Only Two Options in Every Digital Experience
A digital experience only has one outcome: you either like it (yeah!) or you don’t (it’s the end of the world, mass hysteria, dogs & cats living together kind of chaos) – there is nothing in-between. Whether my experience carries forward or not is determined in a split second by the human integration and a streamlined customer-oriented process. As of May 2016, ~23% of users abandon a mobile app after a single use (source: Localytics) The stakes are high for brands to get their mobile engagements right.
It was Positive.
It was still early in the morning and I needed coffee. Instead of keying in customer information, preferences, and waiting for system response, the receptionist used my positive app experience to highlight the new hotel features aligned to my digital profile. She even extended a “3rd Party” partner promotion for a free Starbucks while a room was finalized in a matter of minutes. Can you imagine your standard IT department offering this level of customer service? It is simply not possible without reimagining the benefits of a digitally enhanced, cloud-enabled, service-oriented culture.
Reimaging Cloud for a Hybrid IT World
Your IT organization is only as good as the service they provide to the business and their customers. The point of this lengthy story was to highlight the various pieces (modern technology, skilled people, value-added partners and efficient services) that need to be tightly integrated in order to accommodate customers’ expectations in the digital era. Customers may not always know what they want but they definitely know what they do not like. Below are seven steps to consider when transitioning a traditional, reactionary IT organization into a customer-driven, value-added service provider to the business.

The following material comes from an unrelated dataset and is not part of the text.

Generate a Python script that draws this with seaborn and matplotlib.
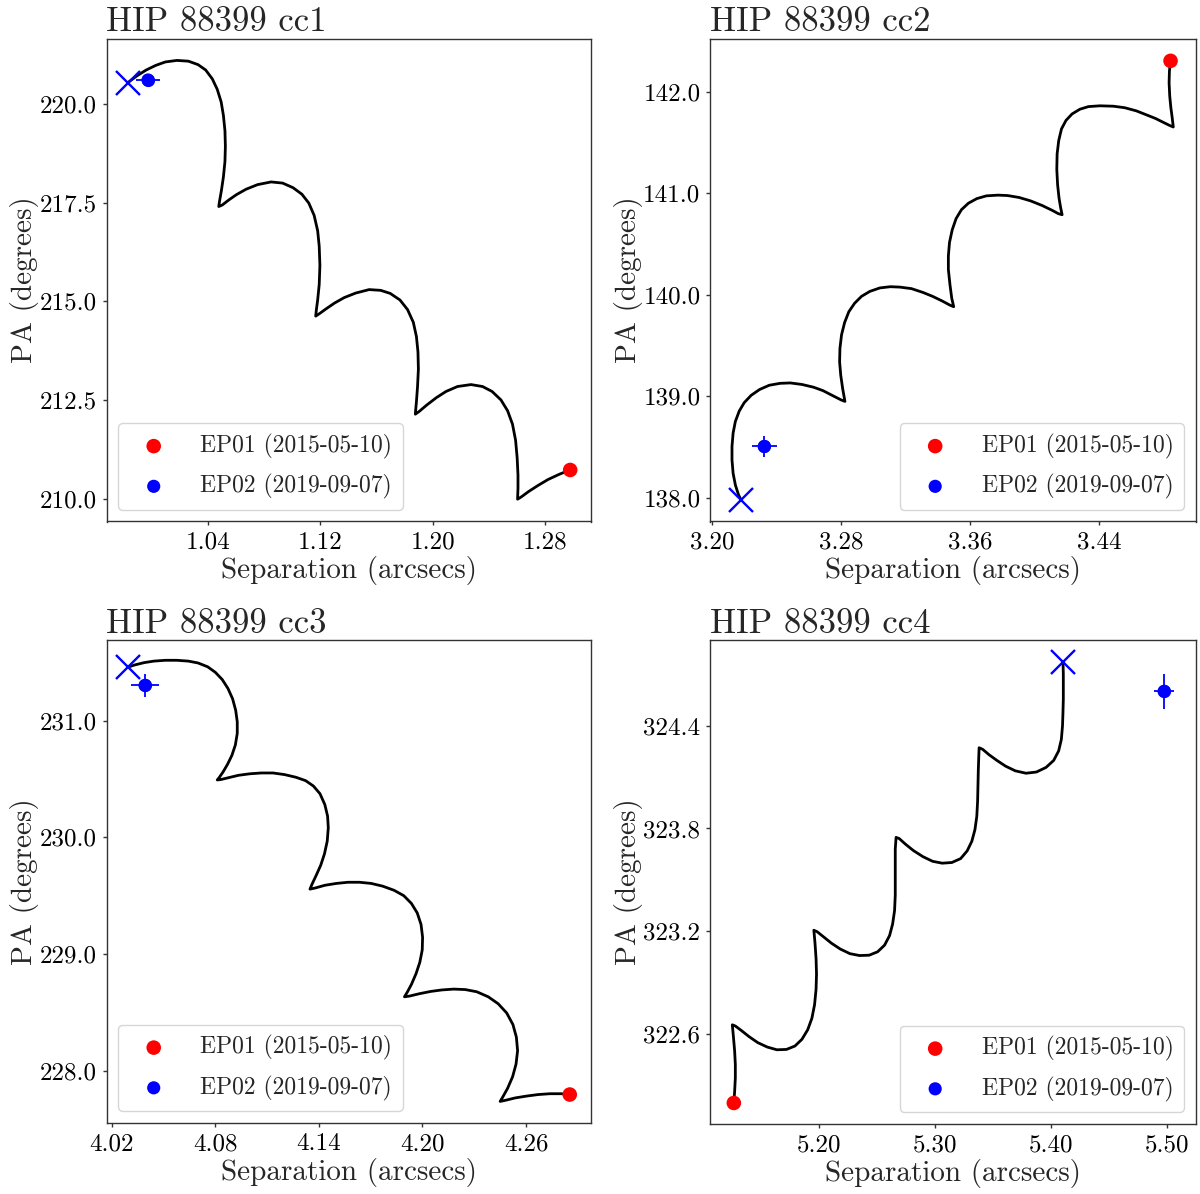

IT Service Broker Checklist:
- Value Oriented Business Services – Concentrate on ensuring your services contain real customer value and provide an accelerated time to market whether they are delivered in-house or brokered by a cloud service providers.
- Define Approved List of Services – Offer your consumers a list of approved, vetted cloud service providers. The value they provide will be transferable to your consumer. Your choices between commodity unmanaged clouds and a managed cloud will be based on the consumer use case.
- Relationship Management – Ensure that you provide relationship management with a clear engagement model to collaborate between your consumer, service owner and service provider.
- Simplify Consumption – Identify repeatable business services that can be consumed by the broader organization and provide a single pane of glass for the consumer to select them using a self-service or brokerage tool.
- Multi-Provider World – Construct hybrid service offerings that span multiple service providers to prevent consolidating all your eggs in one provider.
- Know Thy Service – Regularly audit service owners and service providers to ensure the services being brokered are meeting your financial, regulatory and service level expectations.
- Sharing is Caring – Provide transparent usage and monitoring for services with policy-based controls to alert the consumer when resources are over- or under-utilized.
Mind the GAP
The GAP between what cloud applications require and what IT organizations are capable of reliably and confidently supporting today; is growing exponentially in the digital, customer-centric era. IT organizations that embrace cloud-enable technologies, streamline service processes that focus on efficiency, automation and anticipating the needs of customers will ultimately be successful.
We are all in this digital transformation together. Our position at Cisco is to remain Cloud Neutral and help our customers capitalize on new opportunities to delight their customers, just as Marriott did with their improved mobile app.
Wondering where to Start? Take a 15 minute Business Cloud Maturity assessment today!
It’s impressive how we use services and we never know what’s behind…all those sleepless nights from IT folks…Thank you IT guys!
I couldn’t agree more, Sergio! There are so many #unsung heroic IT teams out there.
HI Scott,
I am one of the 23% who just removed apps.
Why. I wanted what they had and once i got it removed it.
Why. Because they wanted access to my emails, phone numbers, location and etc.
If an app is an app that just did what it said then great. But from my experience they dont just limit themselves to providing just that service.
110% in agreement with you Peter. I fall into this 23% group that delete apps after a single use due to privacy or limited functionality. Brands & Devs will learn to strike a balance between required vs. “nice to have” permissions lest, their app abandonment rates will be greater than industry averages. Thank you for reading and insights.